Um salmo sem ameaças nem ódios

Amo o SENHOR, porque ele ouve a minha voz e as minhas súplicas. Porque inclinou para mim os seus ouvidos, invocá-lo-ei enquanto eu viver. Salmo 116
Texto do rev. Jonas Rezende.
Salmo 116, www.crossmap.co.kr
Os salmos são poemas de inspiração, verdadeiras e belas orações. Mas eles registram também os medos, as culpas e as súplicas do salmista, em contextos históricos concretos. São peças que nascem em corações humanos, e frutos também de humanas paixões. Há dramas que perpassam os salmos, como acontece com as nossas próprias preces atuais. Há imprecações, ódios e ameaças, como você pode constatar se fizer uma leitura atenciosa do Saltério, o que faz desse livro não um devocionário escrito por anjos, para um coral de seres celestiais. Pelo contrário, os salmos tem impressões digitais de seres humanos mergulhados em problemas e lutas, com seus temores e sua falta de solidariedade.

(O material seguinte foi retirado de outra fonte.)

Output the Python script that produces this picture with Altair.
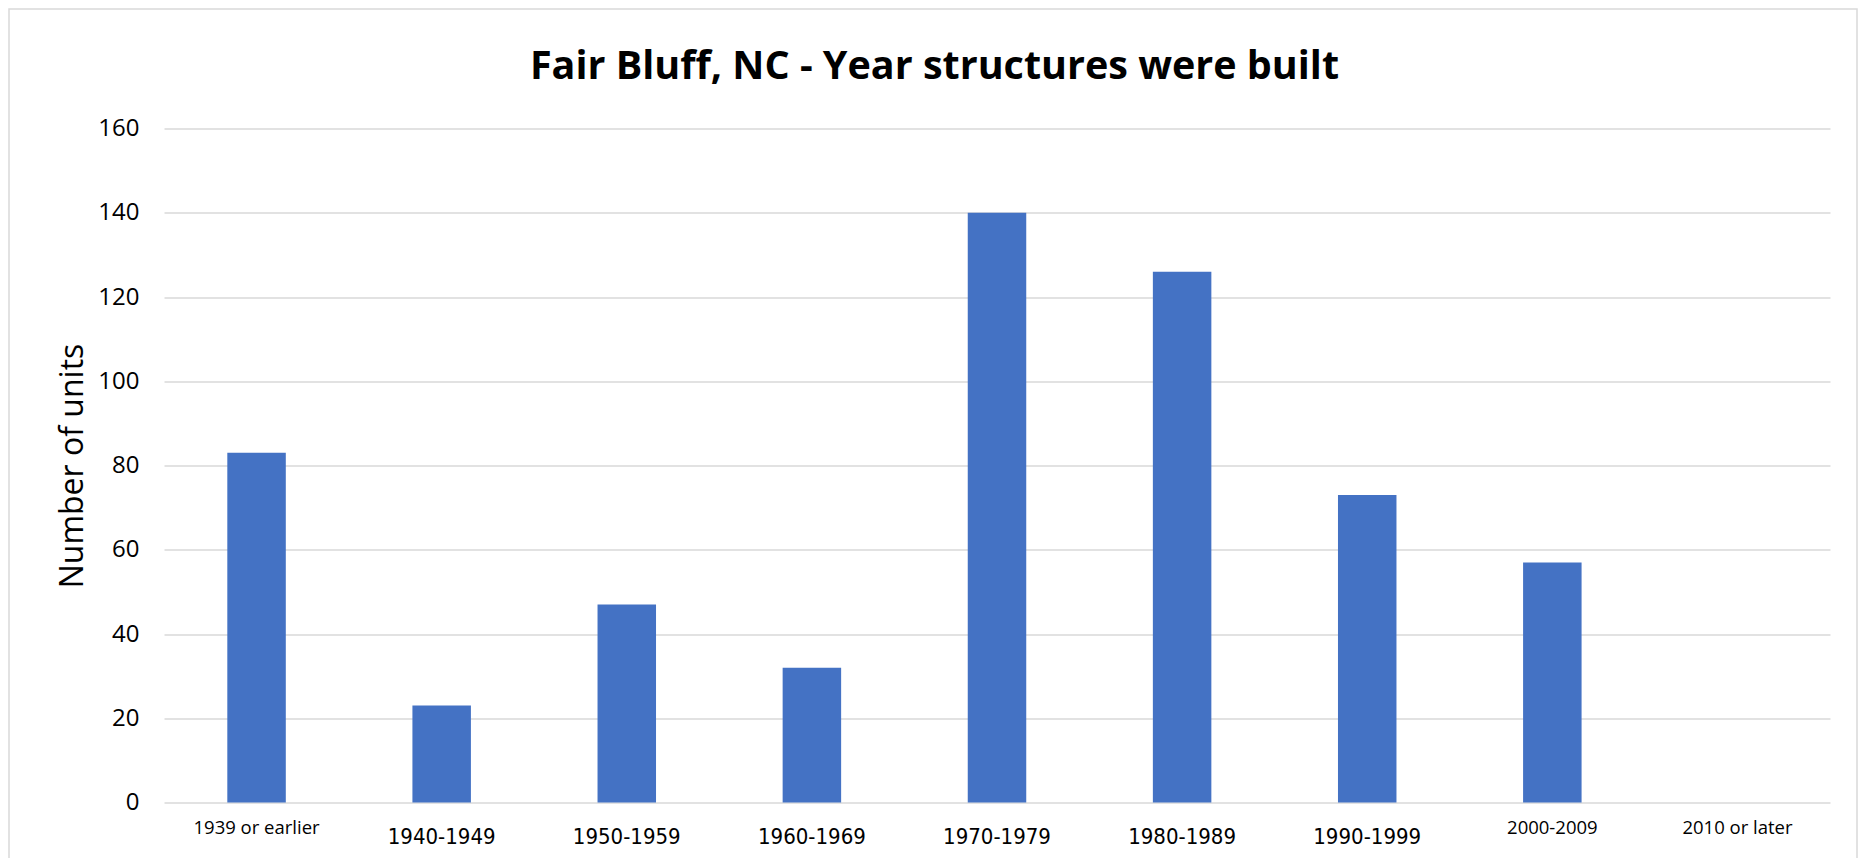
import altair as alt
import pandas as pd

title_text = "Fair Bluff, NC - Year structures were built"
categories = ["1939 or earlier", "1940-1949", "1950-1959", "1960-1969", "1970-1979",
              "1980-1989", "1990-1999", "2000-2009", "2010 or later"]
units = [83, 23, 47, 32, 140, 126, 73, 57, 0]
y_ticks = [0, 20, 40, 60, 80, 100, 120, 140, 160]
small_labels = ["1939 or earlier", "2000-2009", "2010 or later"]

df = pd.DataFrame({"period": categories, "units": units})

W, H = 1666, 674
test = "indexof(" + str(small_labels) + ", datum.value) >= 0"
narrow = "Liberation Sans Narrow, DejaVu Sans Condensed, Liberation Sans, Arial, sans-serif"

bars = alt.Chart(df).mark_bar(color="#4472C4").encode(
    x=alt.X("period:N", sort=categories,
            scale=alt.Scale(paddingInner=0.684, paddingOuter=0.342),
            axis=alt.Axis(title=None, labelAngle=0, domain=False, ticks=False, tickSize=0,
                          labelPadding=40.8, labelColor="#000000", labelLineHeight=30.6,
                          labelFont={"condition": {"test": test, "value": "Open Sans"},
                                     "value": narrow},
                          labelFontSize={"condition": {"test": test, "value": 18.5},
                                         "value": 22},
                          labelBaseline={"condition": {"test": test, "value": "line-bottom"},
                                         "value": "alphabetic"})),
    y=alt.Y("units:Q", scale=alt.Scale(domain=[0, 160], nice=False),
            axis=alt.Axis(values=y_ticks, title="Number of units", domain=False, ticks=False,
                          tickSize=0, labelPadding=25, labelFont="Open Sans", labelFontSize=24,
                          labelColor="#000000", labelBaseline="middle",
                          grid=True, gridColor="#d9d9d9", gridWidth=1.5,
                          titleFont="Open Sans", titleFontSize=32, titleFontWeight="normal",
                          titleColor="#000000", titleAngle=270, titleX=-82, titleY=H / 2,
                          titleAlign="center", titleBaseline="alphabetic")),
)

title = alt.Chart(pd.DataFrame({"t": [title_text]})).mark_text(
    font="Open Sans", fontSize=39.5, fontWeight="bold", color="#000000",
    align="center", baseline="alphabetic",
).encode(
    text="t:N",
    x=alt.value(770.5),
    y=alt.value(-50),
)

border = alt.Chart(pd.DataFrame({"b": [0]})).mark_rect(
    fill=None, stroke="#d9d9d9", strokeWidth=1.5
).encode(
    x=alt.value(-155),
    x2=alt.value(W + 27),
    y=alt.value(-119.5),
    y2=alt.value(H + 80),
)

chart = alt.layer(bars, title, border).properties(
    width=W,
    height=H,
    background="white",
    autosize=alt.AutoSizeParams(type="none"),
    padding={"left": 156, "top": 120.5, "right": 29, "bottom": 55},
).configure_view(strokeWidth=0, stroke="transparent")

chart.save("out.html", embed_options={"renderer": "svg", "actions": False})
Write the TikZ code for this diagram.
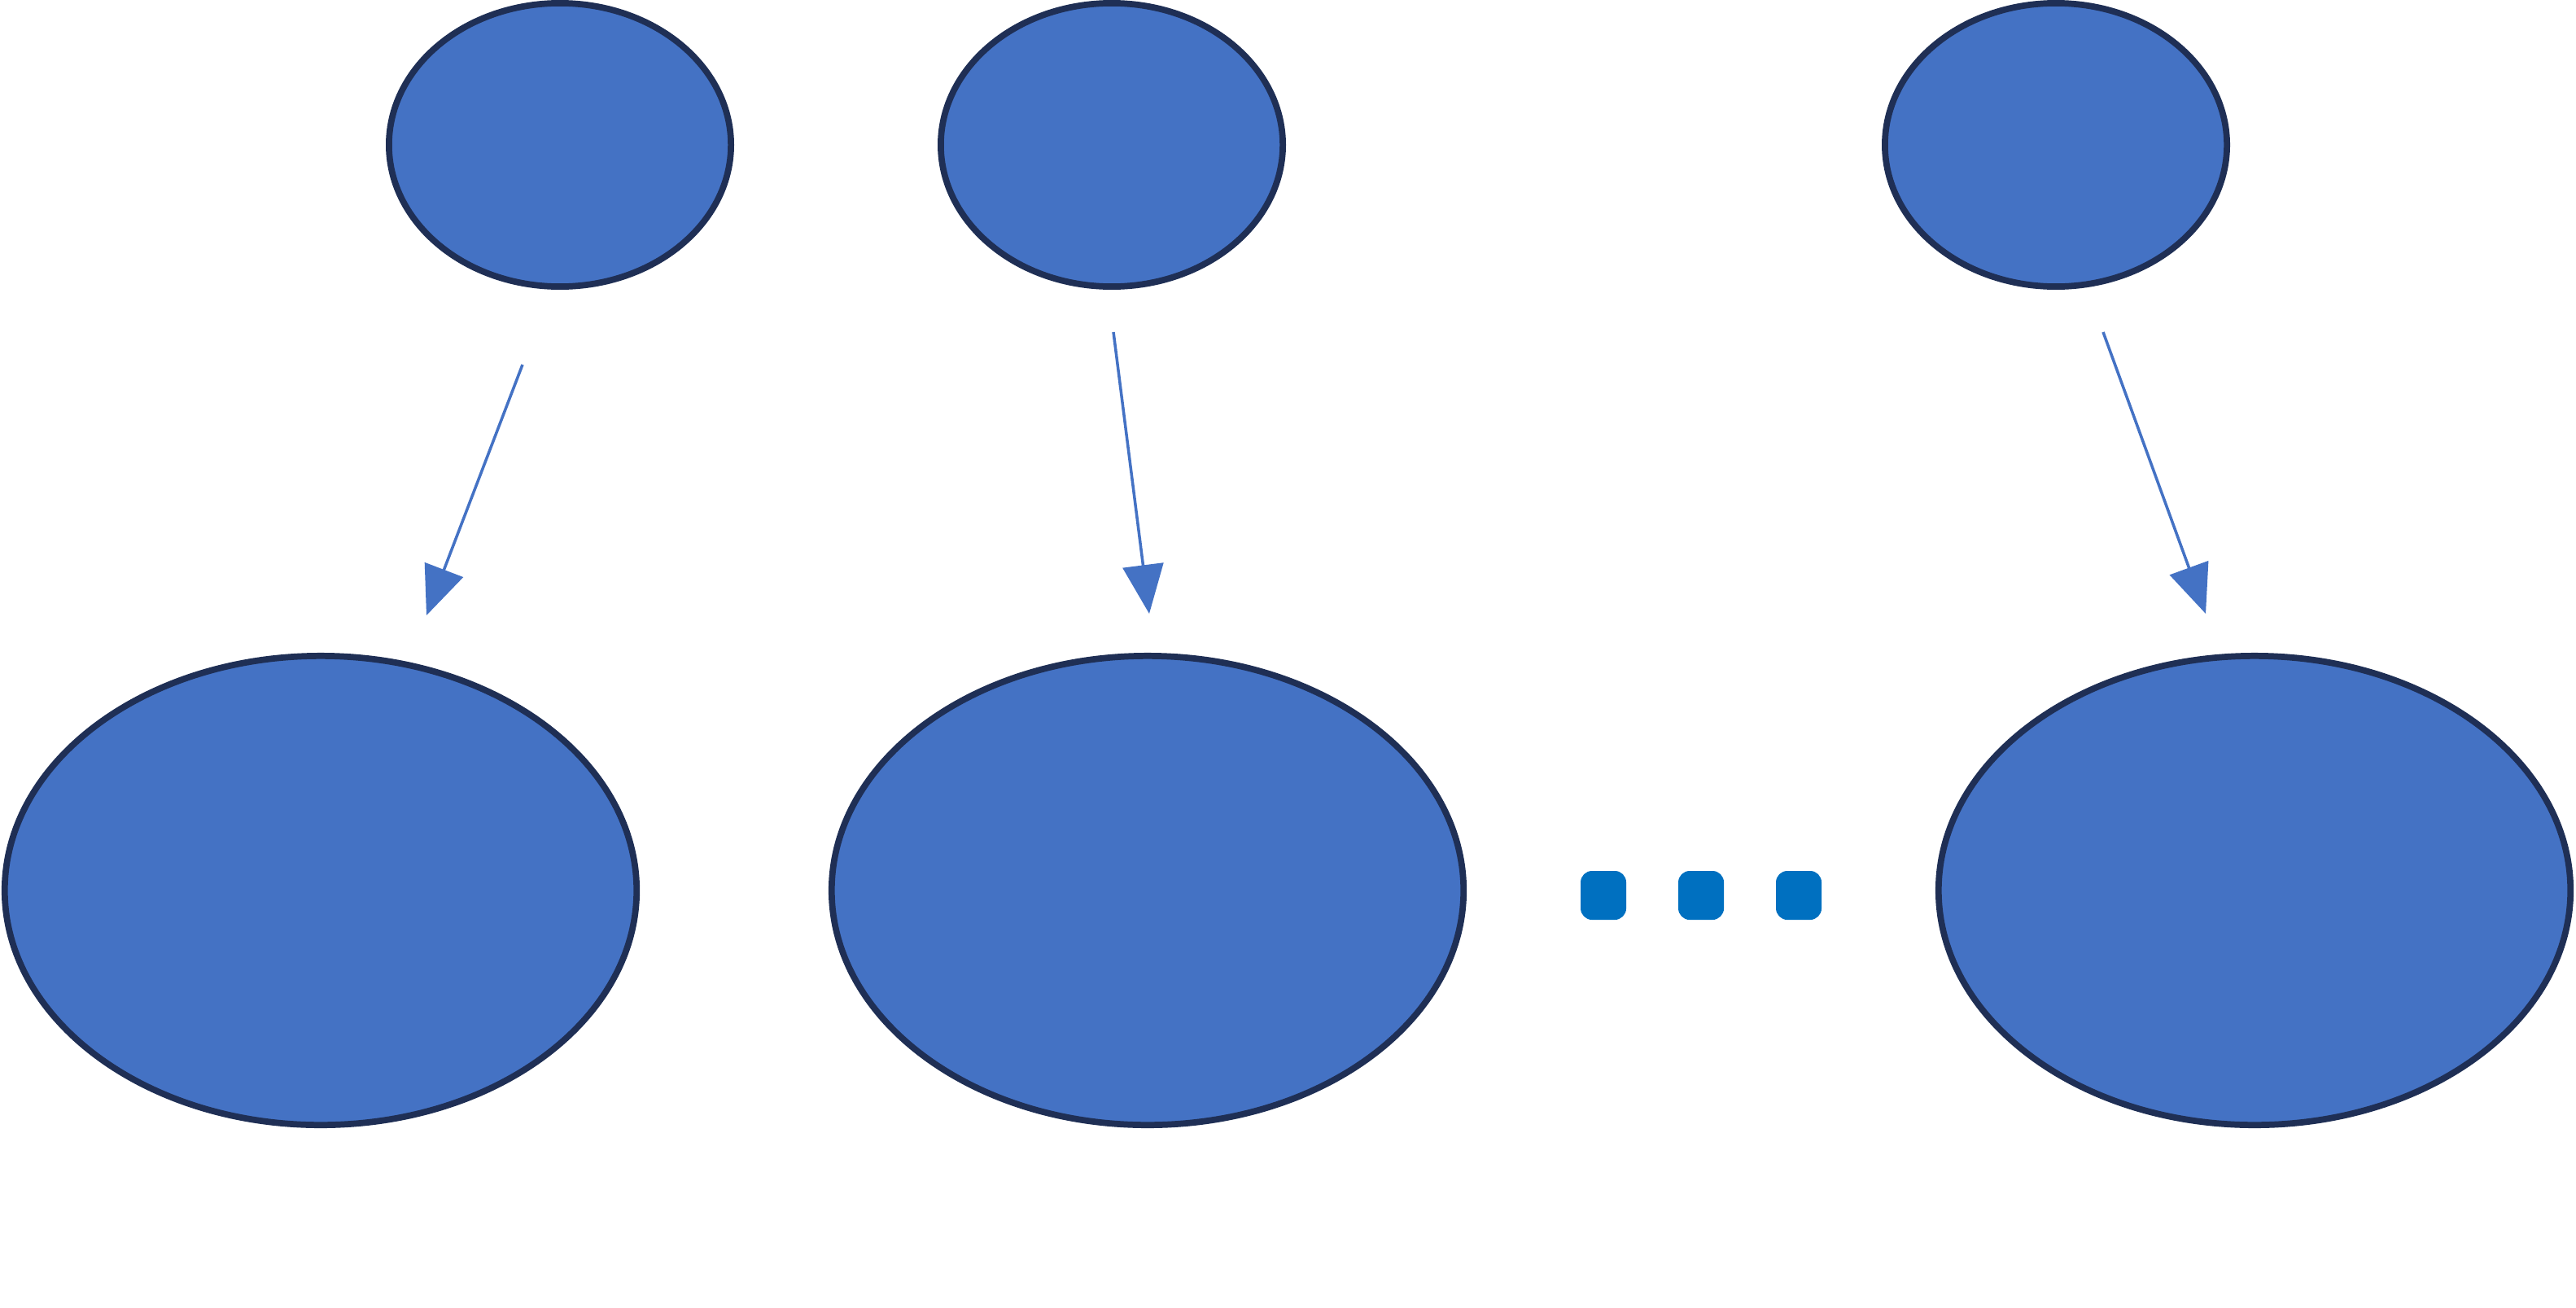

Creio que é possível afirmar, sem nenhum exagero, que o poema que se encontra diante de nós é das poucas exceções. Porque é um salmo ditado apenas pelo amor, a começar dessa bonita abertura: amo o Senhor, porque inclinou para mim os seus ouvidos, invocá-lo-ei enquanto eu viver.

Volto a esta página bela e inspiradora, e lhe digo que me sinto irmão do salmista anônimo. Porque, como ele, amo sem medidas o meu Pai: de todo o coração, de toda a minha alma e de todo o meu entendimento. Gostaria, assim, de oferecer ao salmista o meu poema, que nasceu embalado pela inspiração de seu salmo. E reparto também com você a minha oração, como fazemos com o pão da mesa eucarística que o bondoso Pastor prepara para todos os seres humanos, sem distinção ou exclusão, porque todos são convidados a participar. Mas vamos ao meu salmo, cujo valor único é a busca de Deus e a teimosa esperança do amor:

Eu sei que te amo mais. Jamais bailei nos espaços e os meus pés só se elevam do chão quando sonho embalado no amor. Não me foi reservada a bênção dos místicos que respiram orações e nem precisam do lava-pés. Não ouço noite a dentro a tua voz, e em minha cabeça fervem loucuras, que gravitam ao redor de pecados que riem da minha fragilidade.

Eu sei que te amo mais. Não possuo a fé dos que caminham sobre certezas inabaláveis, e se tornam donos-escravos da verdade. Sou tangido por Descartes e a dúvida explode, sem pedir licença, quando repito o Pai-Nosso ou quando declaro a minha fé.

Eu sei que te amo mais. Não me acomodo em nenhum rebanho, nem tenho os olhos serenos e a mansa fala dos que já se encontraram, e não mais perambulam dia e noite, com insensatas lâmpadas acesas. Descreio das minhas próprias frases e sucumbo diante das iras; palavras amargas arranham-me o fundo dos olhos e a superfície dos meus sorrisos. Sinto-me irmão de todos os malditos que não respeitam a Bíblia, sentem náusea do cheiro adocicado dos incensos; daqueles que rasgam as vestes sagradas, porque desejam secretamente apressar a ressurreição do corpo ou procuram, desesperados, a intimidade de Deus.

Eu sei que te amo mais. Porque quando busco negar-te com insolência e loucura a língua se paralisa e me nega a obediência. E no Vale de Jaboque eu quero secretamente Perder.

Eu sei que te amo mais. Porque minhas perguntas me lançam no Universo, como setas e como sondas, em busca do teu coração.

Eu sei que te amo mais. Porque os meus olhos te enfrentam, os joelhos não vergam, e a boca diz Pai, e nunca mais Senhor. Amém.

Escreva também o seu salmo; registre as ideias que fervem em seu coração.